Richard Allen Posner (b. 1939) is a federal judge for the United States Court of Appeals for the Seventh Circuit. He joined the court in 1981 after being nominated by President Ronald Reagan.[1] Posner, considered a legal conservative, has been identified by the Journal of Legal Studies as the most-cited legal scholar of the 20th century.[2][3]

Early life and education

A native of New York State, Posner graduated from Yale with his bachelor's degree in 1959, and later graduated from Harvard Law with his Juris Doctor in 1962.[1] Posner was valedictorian of his Harvard Law class.[2]

Professional career

Judicial career

On the recommendation of U.S. Senator Charles Percy, Posner was nominated by President Ronald Reagan on October 27, 1981, to a seat vacated by Philip Tone. Posner was confirmed by the U.S. Senate on November 24, 1981, on a Senate vote and received commission on December 1, 1981. Posner served as the chief judge of the court from 1993 to 2000.[1]

Scholarship

Posner has written over 40 books on a variety of topics. A number of law schools have classes devoted to the study of Posner's rulings.[2]

Notable cases

"Banana Lady" copyright infringement case dismissed (2014)

     United States Court of Appeals for the Seventh Circuit (Conrad v. AM Community Credit Union, et al, 13-2899)

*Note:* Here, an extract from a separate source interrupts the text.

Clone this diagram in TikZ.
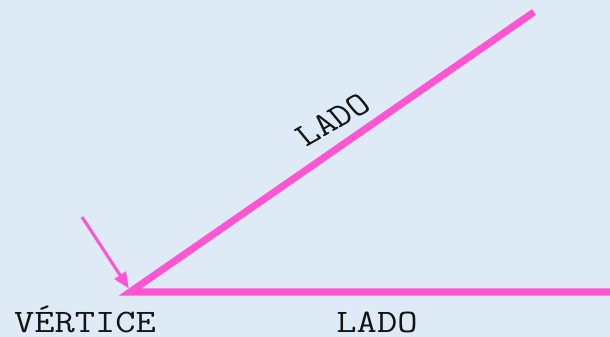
\documentclass[tikz,border=0pt]{standalone}
\usetikzlibrary{arrows.meta,positioning}
\definecolor{fondo}{RGB}{222,234,246}
\definecolor{rosa}{RGB}{255,85,210}
\definecolor{tinta}{RGB}{20,20,20}
\tikzset{
  lado/.style={draw=rosa,line width=6pt},
  flecha/.style={draw=rosa,line width=2.6pt,-{Triangle[length=4.8mm,width=4mm]}},
  rotulo/.style={font=\ttfamily\fontsize{28}{30}\selectfont,text=tinta,inner sep=0pt,xscale=1.2},
}
\begin{document}
\begin{tikzpicture}[x=0.03cm,y=-0.03cm]
  \fill[fondo] (0,0) rectangle (610,337);
  \useasboundingbox (0,0) rectangle (610,337);
  % angulo
  \coordinate (vertice) at (130,292);
  \coordinate (fin1) at (612,292);
  \coordinate (fin2) at (534,12);
  \coordinate (origen) at (82,217);
  \draw[lado] (fin2) -- (vertice) -- (fin1);
  \draw[flecha] (origen) -- ([xshift=-1pt,yshift=3pt]vertice);
  % rotulos
  \node[rotulo,anchor=base] (tvert) at (85,332) {VÉRTICE};
  \node[rotulo,anchor=base] (tlado1) at (377,332) {LADO};
  \node[rotulo,rotate=34.7] (tlado2) at (333,120) {LADO};
\end{tikzpicture}
\end{document}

On April 14, 2014, a three-judge panel of the Seventh Circuit, composed of Judges Posner, Michael Kanne, and John Tinder, found that Catherine Conrad (also known as the "Banana Lady"), a pro se plaintiff, did not have a valid copyright infringement claim related to videos of her "singing telegram" performance posted on Facebook.[4]


In the underlying case, Conrad performed at a credit union trade association conference, but asked that audience members not take photos or videos of the performance, save for their own personal use. Audience members then posted photos and videos of her performance on their personal Facebook pages, which prompted Conrad to sue, alleging violations of her intellectual property rights. Judge Barbara Crabb of the Western District of Wisconsin dismissed Conrad's suit, finding that it had no legal merit.[4]


Conrad further appealed to the Seventh Circuit, where Posner, writing for the majority, affirmed Judge Crabb's dismissal of the lawsuit, noting that the "Banana Lady" had long abused the judicial system, having filed at least eight "frivolous lawsuits" in federal court since 2009, and at least nine in state court since 2011. Posner encouraged the Western District of Wisconsin to prevent Conrad from filing additional lawsuits until she paid her prior litigation debts of over $130,000 in defendants' fees and costs.[4]

Hal Turner threatens fed. judges (2009-2010)

     United States District Court for the Northern District of Illinois (United States, v. Harold Turner, 1:09-cr-00542)

Judge Posner faced a death threat from a blogger in the State of New Jersey after the ruling in the National Rifle Association v. Chicago case. The death threat happened after Judge Posner participated in the gun rights case with fellow judges Frank Easterbrook and William Bauer.[5]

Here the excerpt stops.